* TASK PROMPT *
The material below holds pictures; leave them out and reproduce exactly the lines from the one with "Rebuild this chart" through the one with "const dryUnitWeight = [17.5, 18.0, 18.5, 18.8, 18.5, 16.5]", inclusive.

* LISTED ENTRIES *
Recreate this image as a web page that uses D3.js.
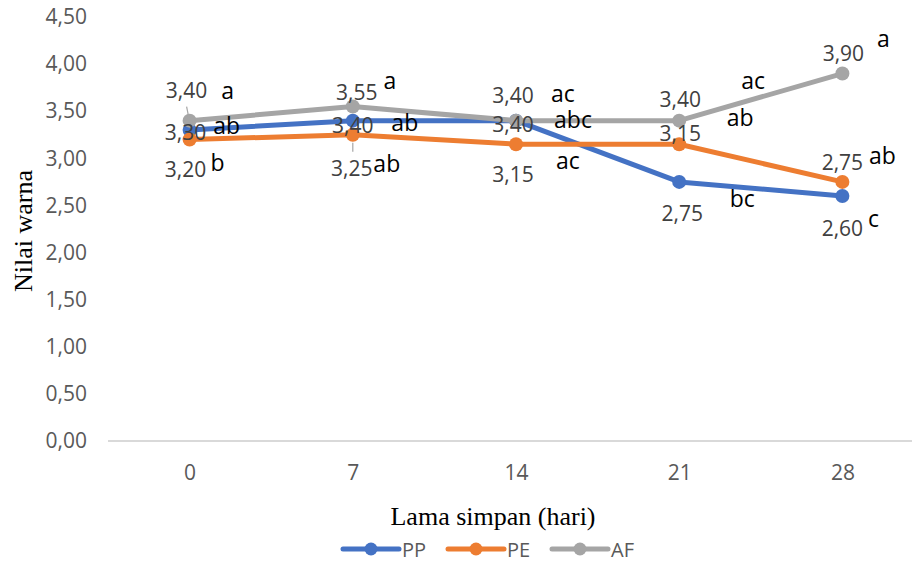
<!DOCTYPE html>
<html>
<head>
<meta charset="utf-8">
<script src="https://cdn.jsdelivr.net/npm/d3@7"></script>
<style>
  body { margin: 0; background: #fff; }
  text { font-family: "Open Sans", sans-serif; }
</style>
</head>
<body>
<div class="chart"></div>
<script>
// data
var days = [0, 7, 14, 21, 28];
var seriesNames = ["PP", "PE", "AF"];
var ppValues = [3.30, 3.40, 3.40, 2.75, 2.60];
var peValues = [3.20, 3.25, 3.15, 3.15, 2.75];
var afValues = [3.40, 3.55, 3.40, 3.40, 3.90];
var ppLetters = ["ab", "ab", "abc", "bc", "c"];
var peLetters = ["b", "ab", "ac", "ab", "ab"];
var afLetters = ["a", "a", "ac", "ac", "a"];
var yTicks = [0, 0.5, 1, 1.5, 2, 2.5, 3, 3.5, 4, 4.5];

var colors = { PP: "#4472C4", PE: "#ED7D31", AF: "#A5A5A5" };

// label placement (pixel offsets from each point), as dragged in the original
var valueOffsets = {
  PP: [[-4, 2], [0, 4], [-3, 3], [3, 31], [0, 32]],
  PE: [[-4, 30], [-1, 33], [-3, 30], [1, -11], [0, -20]],
  AF: [[-3, -31], [4, -15], [-3, -26], [1, -22], [1, -21]]
};
var letterOffsets = {
  PP: [[37, -5], [52, 1], [57, -2], [63, 16], [31, 22]],
  PE: [[28, 23], [34, 28], [52, 16], [61, -27], [40, -27]],
  AF: [[38, -31], [37, -27], [47, -28], [74, -41], [41, -36]]
};

var svgWidth = 912;
var svgHeight = 563;

var svg = d3.select(".chart")
  .append("svg")
  .attr("width", svgWidth)
  .attr("height", svgHeight);

var xScale = d3.scalePoint()
  .domain(days)
  .range([108, 924])
  .padding(0.5);

var yScale = d3.scaleLinear()
  .domain([0, 4.5])
  .range([441, 17]);

var fmt = function(v) { return d3.format(".2f")(v).replace(".", ","); };

// y axis labels (no gridlines)
var yAxis = d3.axisLeft(yScale)
  .tickValues(yTicks)
  .tickFormat(fmt)
  .tickSize(0)
  .tickPadding(0);

var yAxisG = svg.append("g")
  .attr("transform", "translate(87,0)")
  .call(yAxis);
yAxisG.select(".domain").remove();
yAxisG.selectAll("text")
  .attr("fill", "#595959")
  .style("font-size", "21px")
  .style("font-family", "'Open Sans', sans-serif");

// x axis: baseline + labels
var xAxis = d3.axisBottom(xScale).tickSize(0).tickPadding(0);
var xAxisG = svg.append("g")
  .attr("transform", "translate(0," + yScale(0) + ")")
  .call(xAxis);
xAxisG.select(".domain").remove();
xAxisG.selectAll("text")
  .attr("fill", "#595959")
  .attr("dy", "1.15em")
  .style("font-size", "21px")
  .style("font-family", "'Open Sans', sans-serif")
  .attr("y", 15);

svg.append("line")
  .attr("x1", 108)
  .attr("x2", 912)
  .attr("y1", yScale(0))
  .attr("y2", yScale(0))
  .attr("stroke", "#d9d9d9")
  .attr("stroke-width", 2);

// axis titles
svg.append("text")
  .attr("x", 493)
  .attr("y", 525)
  .attr("text-anchor", "middle")
  .style("font-family", "'Liberation Serif', 'Times New Roman', serif")
  .style("font-size", "26px")
  .attr("fill", "#000")
  .text("Lama simpan (hari)");

svg.append("text")
  .attr("transform", "translate(32,231) rotate(-90)")
  .attr("text-anchor", "middle")
  .style("font-family", "'Liberation Serif', 'Times New Roman', serif")
  .style("font-size", "26px")
  .attr("fill", "#000")
  .text("Nilai warna");

var allValues = { PP: ppValues, PE: peValues, AF: afValues };
var allLetters = { PP: ppLetters, PE: peLetters, AF: afLetters };

var line = d3.line()
  .x(d => xScale(d.day))
  .y(d => yScale(d.value));

// lines and markers, drawn in series order
seriesNames.forEach(function(name) {
  var points = days.map((d, i) => ({ day: d, value: allValues[name][i] }));
  var g = svg.append("g");
  g.append("path")
    .datum(points)
    .attr("d", line)
    .attr("fill", "none")
    .attr("stroke", colors[name])
    .attr("stroke-width", 5)
    .attr("stroke-linejoin", "round")
    .attr("stroke-linecap", "round");
  g.selectAll("circle")
    .data(points)
    .enter()
    .append("circle")
    .attr("cx", d => xScale(d.day))
    .attr("cy", d => yScale(d.value))
    .attr("r", 7)
    .attr("fill", colors[name]);
});

// leader lines for two dragged labels
svg.append("line")
  .attr("x1", xScale(0) - 3).attr("y1", yScale(3.40) - 14)
  .attr("x2", xScale(0) - 1).attr("y2", yScale(3.40) - 4)
  .attr("stroke", "#a6a6a6").attr("stroke-width", 1.2);
svg.append("line")
  .attr("x1", xScale(7)).attr("y1", yScale(3.25) + 8)
  .attr("x2", xScale(7)).attr("y2", yScale(3.25) + 17)
  .attr("stroke", "#a6a6a6").attr("stroke-width", 1.2);

// value labels and significance letters
seriesNames.forEach(function(name) {
  var points = days.map((d, i) => ({ day: d, value: allValues[name][i], i: i }));
  svg.append("g").selectAll("text")
    .data(points)
    .enter()
    .append("text")
    .attr("x", d => xScale(d.day) + valueOffsets[name][d.i][0])
    .attr("y", d => yScale(d.value) + valueOffsets[name][d.i][1])
    .attr("text-anchor", "middle")
    .attr("dominant-baseline", "central")
    .attr("fill", "#404040")
    .style("font-size", "21px")
    .text(d => fmt(d.value));

  svg.append("g").selectAll("text")
    .data(points)
    .enter()
    .append("text")
    .attr("x", d => xScale(d.day) + letterOffsets[name][d.i][0])
    .attr("y", d => yScale(d.value) + letterOffsets[name][d.i][1])
    .attr("text-anchor", "middle")
    .attr("dominant-baseline", "central")
    .attr("fill", "#000")
    .style("font-size", "23px")
    .text(d => allLetters[name][d.i]);
});

// legend
var legendX = [343, 448, 552];
var legend = svg.append("g");
seriesNames.forEach(function(name, i) {
  var lg = legend.append("g").attr("transform", "translate(" + legendX[i] + ",549)");
  lg.append("line")
    .attr("x1", 0).attr("x2", 56)
    .attr("y1", 0).attr("y2", 0)
    .attr("stroke", colors[name])
    .attr("stroke-width", 5)
    .attr("stroke-linecap", "round");
  lg.append("circle")
    .attr("cx", 28).attr("cy", 0).attr("r", 6.5)
    .attr("fill", colors[name]);
  lg.append("text")
    .attr("x", 59).attr("y", 0)
    .attr("dominant-baseline", "central")
    .attr("fill", "#595959")
    .style("font-size", "20px")
    .text(name);
});
</script>
</body>
</html>
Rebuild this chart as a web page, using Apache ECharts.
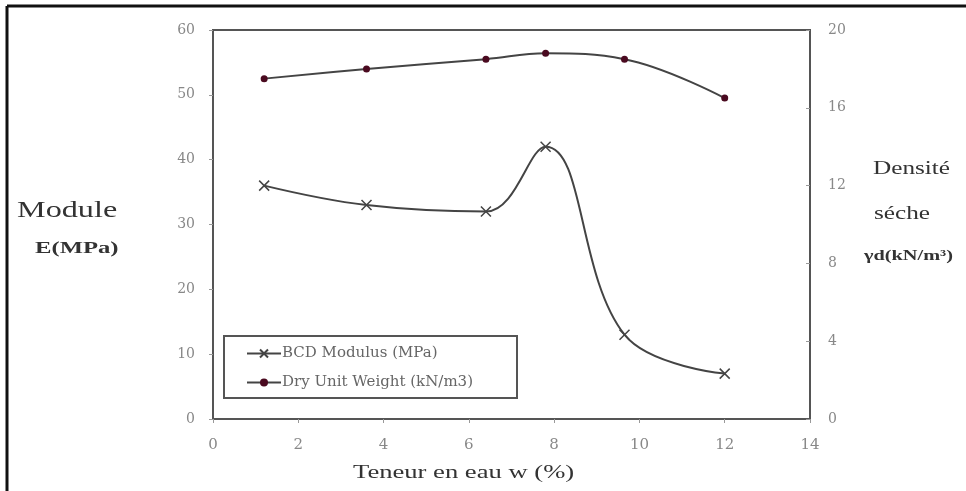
<!DOCTYPE html>
<html>
<head>
<meta charset="utf-8">
<script src="https://cdn.jsdelivr.net/npm/echarts@6/dist/echarts.min.js"></script>
<style>
  html, body { margin: 0; padding: 0; background: #fff; }
  #chart { width: 966px; height: 491px; }
</style>
</head>
<body>
<div id="chart"></div>
<script>
// teneur en eau (%)
const waterContent = [1.2, 3.6, 6.4, 7.8, 9.65, 12]
// module BCD (MPa)
const bcdModulus = [36, 33, 32, 42, 13, 7]
// densité sèche (kN/m3)
const dryUnitWeight = [17.5, 18.0, 18.5, 18.8, 18.5, 16.5]

const xTicks = [0, 2, 4, 6, 8, 10, 12, 14]
const leftTicks = [0, 10, 20, 30, 40, 50, 60]
const rightTicks = [0, 4, 8, 12, 16, 20]

const serif = '"DejaVu Serif", "Liberation Serif", serif'
const times = '"Liberation Serif", "DejaVu Serif", serif'
const lineColor = '#444'

const chart = echarts.init(document.getElementById('chart'))

const option = {
  backgroundColor: '#fff',
  animation: false,
  grid: {
    left: 213, top: 30, right: 156, bottom: 72,
    show: true, borderColor: '#555', borderWidth: 2
  },
  legend: {
    orient: 'vertical',
    left: 224, top: 336,
    padding: [10, 44, 8, 22],
    itemGap: 14,
    itemWidth: 34, itemHeight: 10,
    borderColor: '#555', borderWidth: 2,
    textStyle: { fontFamily: serif, fontSize: 15, color: '#666', padding: [0, 0, 0, -4] },
    data: ['BCD Modulus (MPa)', 'Dry Unit Weight (kN/m3)']
  },
  xAxis: {
    type: 'value',
    min: xTicks[0], max: xTicks[xTicks.length - 1], interval: 2,
    axisLine: { lineStyle: { color: '#555', width: 2 } },
    axisTick: { show: true, length: 4, lineStyle: { color: '#999' } },
    axisLabel: { margin: 19, fontFamily: serif, fontSize: 15, color: '#888' },
    splitLine: { show: false }
  },
  yAxis: [
    {
      type: 'value', position: 'left',
      min: leftTicks[0], max: leftTicks[leftTicks.length - 1], interval: 10,
      axisLine: { show: true, lineStyle: { color: '#555', width: 2 } },
      axisTick: { show: true, length: 4, lineStyle: { color: '#999' } },
      axisLabel: { margin: 18, fontFamily: serif, fontSize: 14, color: '#888' },
      splitLine: { show: false }
    },
    {
      type: 'value', position: 'right',
      min: rightTicks[0], max: rightTicks[rightTicks.length - 1], interval: 4,
      axisLine: { show: true, lineStyle: { color: '#555', width: 2 } },
      axisTick: { show: true, inside: true, length: 4, lineStyle: { color: '#999' } },
      axisLabel: { margin: 18, fontFamily: serif, fontSize: 14, color: '#888' },
      splitLine: { show: false }
    }
  ],
  series: [
    {
      name: 'BCD Modulus (MPa)',
      type: 'line',
      yAxisIndex: 0,
      smooth: 0.4,
      data: waterContent.map((w, i) => [w, bcdModulus[i]]),
      symbol: 'path://M0,0L10,10M10,0L0,10',
      symbolSize: 10,
      itemStyle: { color: lineColor, borderColor: lineColor, borderWidth: 1.5 },
      lineStyle: { color: lineColor, width: 2 }
    },
    {
      name: 'Dry Unit Weight (kN/m3)',
      type: 'line',
      yAxisIndex: 1,
      smooth: 0.4,
      data: waterContent.map((w, i) => [w, dryUnitWeight[i]]),
      symbol: 'circle',
      symbolSize: 7,
      itemStyle: { color: '#4a0a20', borderColor: '#4a0a20', borderWidth: 0 },
      lineStyle: { color: lineColor, width: 2 }
    }
  ],
  graphic: [
    // cadre extérieur (haut + gauche)
    { type: 'line', shape: { x1: 7, y1: 6, x2: 966, y2: 6 }, style: { stroke: '#111', lineWidth: 3 } },
    { type: 'line', shape: { x1: 7, y1: 6, x2: 7, y2: 491 }, style: { stroke: '#111', lineWidth: 3 } },
    // titres d'axes (image d'origine étirée en largeur)
    { type: 'text', x: 17, y: 199, scaleX: 1.4, style: { text: 'Module', font: '23px ' + times, fill: '#333' } },
    { type: 'text', x: 35, y: 240, scaleX: 1.45, style: { text: 'E(MPa)', font: 'bold 17px ' + times, fill: '#333' } },
    { type: 'text', x: 873, y: 160, scaleX: 1.4, style: { text: 'Densité', font: '18px ' + times, fill: '#333' } },
    { type: 'text', x: 874, y: 205, scaleX: 1.4, style: { text: 'séche', font: '18px ' + times, fill: '#333' } },
    { type: 'text', x: 864, y: 249, scaleX: 1.45, style: { text: 'γd(kN/m³)', font: 'bold 14px ' + times, fill: '#333' } },
    { type: 'text', x: 353, y: 464, scaleX: 1.4, style: { text: 'Teneur en eau w (%)', font: '19px ' + times, fill: '#333' } }
  ]
}

chart.setOption(option)
window.addEventListener('resize', () => chart.resize())
</script>
</body>
</html>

* RESPONSE TO THE TASK *
Rebuild this chart as a web page, using Apache ECharts.
<!DOCTYPE html>
<html>
<head>
<meta charset="utf-8">
<script src="https://cdn.jsdelivr.net/npm/echarts@6/dist/echarts.min.js"></script>
<style>
  html, body { margin: 0; padding: 0; background: #fff; }
  #chart { width: 966px; height: 491px; }
</style>
</head>
<body>
<div id="chart"></div>
<script>
// teneur en eau (%)
const waterContent = [1.2, 3.6, 6.4, 7.8, 9.65, 12]
// module BCD (MPa)
const bcdModulus = [36, 33, 32, 42, 13, 7]
// densité sèche (kN/m3)
const dryUnitWeight = [17.5, 18.0, 18.5, 18.8, 18.5, 16.5]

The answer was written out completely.